* [PROBLEM TO SOLVE] Gather all lines with the word "matplotlib" in them.

* [SOURCE MATERIAL]
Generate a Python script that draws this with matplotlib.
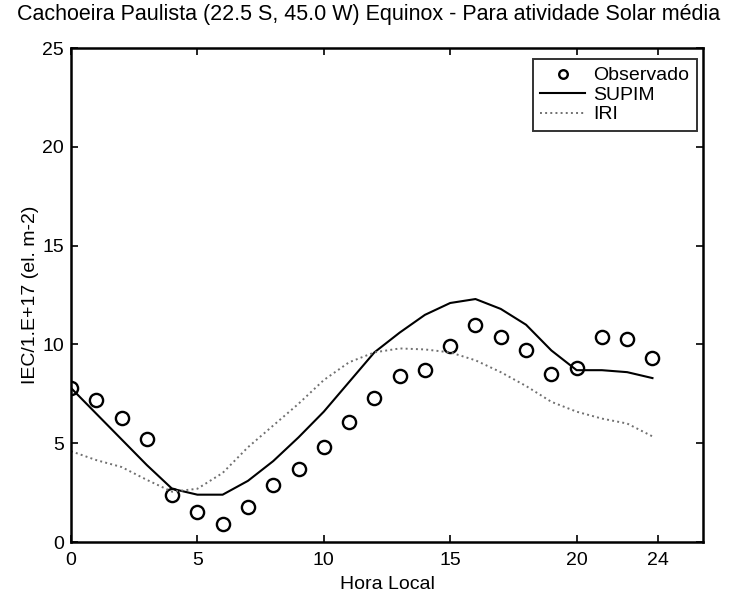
import matplotlib
matplotlib.use('Agg')
import matplotlib.pyplot as plt
import numpy as np

plt.rcParams['font.family'] = ['Liberation Sans', 'DejaVu Sans']

# hora local (h)
hora = list(range(0, 24))

# TEC observado
observado = [7.8, 7.2, 6.3, 5.2, 2.4, 1.5, 0.9, 1.8, 2.9, 3.7, 4.8, 6.1,
             7.3, 8.4, 8.7, 9.9, 11.0, 10.4, 9.7, 8.5, 8.8, 10.4, 10.3, 9.3]

# modelo SUPIM
supim = [7.8, 6.5, 5.2, 3.9, 2.7, 2.4, 2.4, 3.1, 4.1, 5.3, 6.6, 8.1,
         9.6, 10.6, 11.5, 12.1, 12.3, 11.8, 11.0, 9.7, 8.7, 8.7, 8.6, 8.3]

# modelo IRI
iri = [4.6, 4.15, 3.8, 3.15, 2.55, 2.7, 3.5, 4.8, 5.9, 7.0, 8.2, 9.1,
       9.6, 9.8, 9.75, 9.6, 9.2, 8.6, 7.9, 7.1, 6.6, 6.25, 6.0, 5.35]

xticks = [0, 5, 10, 15, 20, 23.2]
xticklabels = ['0', '5', '10', '15', '20', '24']
yticks = [0, 5, 10, 15, 20, 25]

fs = 14

fig = plt.figure(figsize=(7.37, 6.01), dpi=100)
ax = fig.add_axes([0.0963, 0.098, 0.8576, 0.822])

ax.plot(hora, observado, 'o', mfc='none', mec='black', ms=9.5, mew=1.7, label='Observado')
ax.plot(hora, supim, '-', color='black', lw=1.5, label='SUPIM')
ax.plot(hora, iri, ':', color='#707070', lw=1.4, label='IRI')

ax.set_xlim(0, 25)
ax.set_ylim(0, 25)
ax.set_xticks(xticks)
ax.set_xticklabels(xticklabels)
ax.set_yticks(yticks)
ax.tick_params(direction='in', top=True, right=True, length=5, width=1.2, labelsize=fs, pad=7)
ax.tick_params(axis='y', pad=5)
for s in ax.spines.values():
    s.set_linewidth(1.8)

ax.set_xlabel('Hora Local', fontsize=fs, labelpad=5)
ax.set_ylabel('IEC/1.E+17 (el. m-2)', fontsize=fs)
ax.yaxis.set_label_coords(-0.05, 0.5)
fig.text(0.5, 0.976, 'Cachoeira Paulista (22.5 S, 45.0 W) Equinox - Para atividade Solar média',
         ha='center', va='center', fontsize=15.5)

leg = ax.legend(loc='upper right', bbox_to_anchor=(0.99, 0.978), fontsize=fs, frameon=True,
                fancybox=False, edgecolor='black', borderpad=0.4, labelspacing=0.1,
                handlelength=2.3, handletextpad=0.4, borderaxespad=0, markerscale=0.65)
leg.get_frame().set_linewidth(1.4)

fig.savefig('out.png', dpi=100)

* [TASK ANSWER]
Generate a Python script that draws this with matplotlib.
import matplotlib
matplotlib.use('Agg')
import matplotlib.pyplot as plt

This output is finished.